WHAT TO PRODUCE: Wherever the word "Output" turns up in a line of the entries, copy that line.

-- Start --

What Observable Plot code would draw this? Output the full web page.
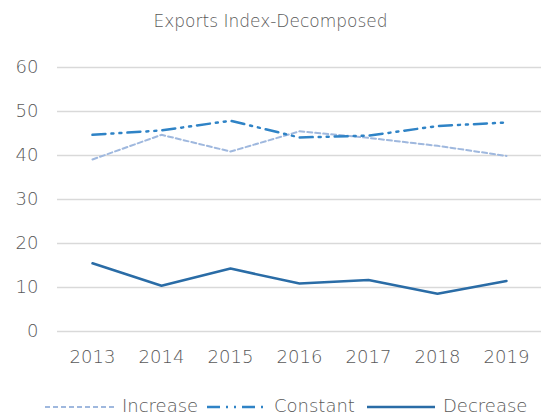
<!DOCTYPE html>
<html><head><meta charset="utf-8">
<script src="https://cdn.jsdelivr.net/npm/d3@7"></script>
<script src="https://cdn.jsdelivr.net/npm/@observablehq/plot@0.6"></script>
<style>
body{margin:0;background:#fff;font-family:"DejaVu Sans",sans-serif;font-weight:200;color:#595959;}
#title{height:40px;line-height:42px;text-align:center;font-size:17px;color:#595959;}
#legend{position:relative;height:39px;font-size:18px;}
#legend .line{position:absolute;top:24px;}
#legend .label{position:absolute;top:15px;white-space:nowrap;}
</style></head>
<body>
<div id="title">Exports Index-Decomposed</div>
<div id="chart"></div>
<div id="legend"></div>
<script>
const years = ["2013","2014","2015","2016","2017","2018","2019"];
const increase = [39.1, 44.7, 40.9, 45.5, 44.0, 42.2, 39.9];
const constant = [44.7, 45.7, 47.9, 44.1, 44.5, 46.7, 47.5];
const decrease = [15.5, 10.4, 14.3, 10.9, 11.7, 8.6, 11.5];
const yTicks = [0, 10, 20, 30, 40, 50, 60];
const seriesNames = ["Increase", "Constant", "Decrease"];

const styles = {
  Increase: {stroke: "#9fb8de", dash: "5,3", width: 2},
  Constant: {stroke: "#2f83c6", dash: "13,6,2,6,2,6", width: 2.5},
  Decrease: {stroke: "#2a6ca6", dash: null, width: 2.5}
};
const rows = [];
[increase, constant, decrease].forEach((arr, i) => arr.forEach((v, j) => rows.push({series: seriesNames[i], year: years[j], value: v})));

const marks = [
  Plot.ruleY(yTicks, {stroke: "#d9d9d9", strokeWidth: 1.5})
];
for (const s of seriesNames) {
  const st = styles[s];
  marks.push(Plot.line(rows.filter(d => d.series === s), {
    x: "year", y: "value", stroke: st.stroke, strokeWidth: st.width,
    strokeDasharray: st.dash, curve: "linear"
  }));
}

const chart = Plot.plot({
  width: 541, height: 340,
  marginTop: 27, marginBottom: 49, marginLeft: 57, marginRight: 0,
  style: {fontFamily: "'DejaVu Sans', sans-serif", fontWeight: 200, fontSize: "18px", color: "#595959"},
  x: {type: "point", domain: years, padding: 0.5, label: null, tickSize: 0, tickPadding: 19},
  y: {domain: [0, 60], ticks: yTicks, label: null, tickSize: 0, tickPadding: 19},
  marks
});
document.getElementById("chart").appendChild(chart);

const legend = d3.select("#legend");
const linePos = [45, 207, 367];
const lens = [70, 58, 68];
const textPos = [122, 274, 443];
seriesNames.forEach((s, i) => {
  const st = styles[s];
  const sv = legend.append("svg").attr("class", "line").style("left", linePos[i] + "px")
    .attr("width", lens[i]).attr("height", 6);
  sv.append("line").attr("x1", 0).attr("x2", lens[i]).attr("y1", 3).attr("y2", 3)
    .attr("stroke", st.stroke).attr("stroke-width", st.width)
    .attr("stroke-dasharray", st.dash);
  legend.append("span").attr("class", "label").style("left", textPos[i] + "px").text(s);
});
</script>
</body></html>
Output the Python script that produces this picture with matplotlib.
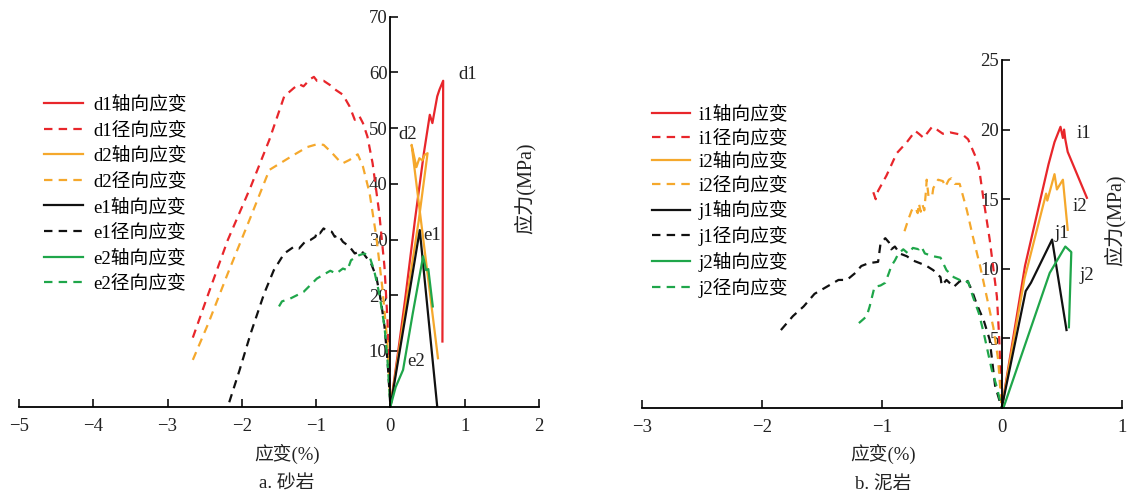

-- End --

FULL RESPONSE:
What Observable Plot code would draw this? Output the full web page.
Output the Python script that produces this picture with matplotlib.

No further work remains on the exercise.